W3irdN3rd: md5 (or even crc32) is fine to rule out accidental corruption
Curiously even a raw sum; Some 8bit BASIC programs have the minimum to verify the sum adds up before running said copied binary data from BASIC to raw hardware.
Regardless, corruption is actually quite common. Little OT history; Back when the first communications were being set up (
serial and/or phone) some transfers of data would be fine, but many would have issues, bits flipped in several places. Eventually it was figured out to be noise on the line, but the pattern was fractal in nature, and difficult to predict. Ultimately it was impossible to remove.
So they started adding parity bits, you'd have a start bit, 8 bits of data, then additional parity bits to count even/odd and other tidbits for ECC, if the check failed you just requested the byte again. Finally there's a closing bit to say you're done.

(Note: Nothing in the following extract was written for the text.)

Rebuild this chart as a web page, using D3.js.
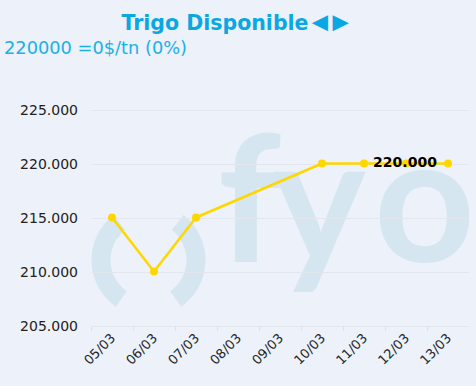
<!DOCTYPE html>
<html><head><meta charset="utf-8">
<script src="https://cdn.jsdelivr.net/npm/d3@7"></script>
<style>html,body{margin:0;padding:0;background:#edf1f9;}svg{display:block;}</style>
</head><body>
<svg id="c" width="476" height="386"></svg>
<script>
const categories = ["05/03","06/03","07/03","08/03","09/03","10/03","11/03","12/03","13/03"];
const prices = [215000, 210000, 215000, null, null, 220000, 220000, 220000, 220000];
const yTicks = [205000, 210000, 215000, 220000, 225000];
const titleMain = "Trigo Disponible";
const titleArrows = "\u25C4\u25BA";
const subtitleText = "220000 =0$/tn (0%)";
const labelIndex = 7;

const svg = d3.select("#c");
const W = 476, H = 386;
svg.append("rect").attr("width", W).attr("height", H).attr("fill", "#edf1f9");

const x = d3.scaleBand().domain(categories).range([91, 469]);
const y = d3.scaleLinear().domain([205000, 225000]).range([325.5, 109.5]);

// watermark
const wm = svg.append("g").attr("fill", "#d5e6f0");
const arc = d3.arc().innerRadius(38).outerRadius(57);
const deg = Math.PI / 180;
wm.append("path").attr("transform", "translate(148.5,260)")
  .attr("d", arc({startAngle: 215 * deg, endAngle: 322 * deg}));
wm.append("path").attr("transform", "translate(148.5,260)")
  .attr("d", arc({startAngle: 38 * deg, endAngle: 145 * deg}));
const clip = svg.append("clipPath").attr("id", "pc");
clip.append("rect").attr("x", 0).attr("y", 0).attr("width", 469).attr("height", 386);
const wmt = wm.append("text").attr("clip-path", "url(#pc)").attr("y", 262)
  .attr("font-family", "Lato").attr("font-weight", "bold").attr("font-size", 176);
wmt.append("tspan").attr("x", 218).text("f");
wmt.append("tspan").attr("x", 273).text("y");
wmt.append("tspan").attr("x", 374).text("o");

// grid
const grid = svg.append("g");
grid.selectAll("line").data(yTicks).join("line")
  .attr("x1", 91).attr("x2", 469)
  .attr("y1", d => Math.round(y(d)) + 0.5).attr("y2", d => Math.round(y(d)) + 0.5)
  .attr("stroke", "#e3e6ec").attr("stroke-width", 1);

// y labels
svg.append("g").selectAll("text").data(yTicks).join("text")
  .attr("x", 78).attr("y", d => y(d)).attr("dy", "0.36em")
  .attr("text-anchor", "end")
  .attr("font-family", "DejaVu Sans").attr("font-size", 14).attr("fill", "#222")
  .text(d => d3.format(",")(d).replace(/,/g, "."));

// x ticks
svg.append("g").selectAll("line").data(categories).join("line")
  .attr("x1", d => Math.round(x(d)) + 0.5).attr("x2", d => Math.round(x(d)) + 0.5)
  .attr("y1", 326).attr("y2", 331)
  .attr("stroke", "#dde1e8");

svg.append("g").selectAll("text").data(categories).join("text")
  .attr("transform", d => `translate(${x(d) + x.bandwidth() / 2 + 4},${339}) rotate(-45)`)
  .attr("text-anchor", "end")
  .attr("font-family", "DejaVu Sans").attr("font-size", 13).attr("fill", "#222")
  .text(d => d);

// line
const pts = categories.map((c, i) => ({c, v: prices[i]})).filter(d => d.v !== null);
const line = d3.line().x(d => x(d.c) + x.bandwidth() / 2).y(d => y(d.v));
svg.append("path").attr("d", line(pts)).attr("fill", "none")
  .attr("stroke", "#ffd700").attr("stroke-width", 2.5).attr("stroke-linejoin", "round");
svg.append("g").selectAll("circle").data(pts).join("circle")
  .attr("cx", d => x(d.c) + x.bandwidth() / 2).attr("cy", d => y(d.v)).attr("r", 4)
  .attr("fill", "#ffd700");

// data label
svg.append("text")
  .attr("x", x(categories[labelIndex]) + x.bandwidth() / 2 - 1)
  .attr("y", y(prices[labelIndex]) + 3)
  .attr("text-anchor", "middle")
  .attr("font-family", "DejaVu Sans").attr("font-weight", "bold").attr("font-size", 14)
  .attr("fill", "#000")
  .text(d3.format(",")(prices[labelIndex]).replace(/,/g, "."));

// titles
const t = svg.append("text").attr("x", 121.5).attr("y", 29.5)
  .attr("font-family", "DejaVu Sans").attr("font-weight", "bold").attr("font-size", 20.5)
  .attr("fill", "#0aa8e2");
t.append("tspan").text(titleMain);
t.append("tspan").attr("font-family", "Liberation Sans").attr("font-size", 27)
  .attr("letter-spacing", -6).attr("dx", -2).attr("dy", 1).text(titleArrows);
svg.append("text").attr("x", 4).attr("y", 54)
  .attr("font-family", "DejaVu Sans").attr("font-size", 17.8)
  .attr("fill", "#1ab0e8").text(subtitleText);
</script>
</body></html>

There's tons of ECC built into normal communications, so a few errors are detected and corrected along the way, and only total failures need a repeat; Finally the ECC is discarded and you get the final data. So while very common to have corruption during transmission, a lot of data integrity is invisible to what we end users usually experience. Off hand i think IP4 uses CRC32 is used for basic checks.
While looking up on Error Correct Codes a bit, a paper on the Hubble Satellite they added apparently a 6bit something Solomon-Reed code; Which resulted in being able to use half the power or double the distance in effectiveness since errors during transmission would be detected and corrected. Used on common media, it means scratches on discs and even holes, can remain readable as it transparently fixes said data during reading. (
Or it should try at least)
I guess the little TLDR. Errors and corruption is quite common; But the infrastructure and overhead lowers the final product to hopefully be the correct data. Were that not the case, i think the world would be a lot more chaotic.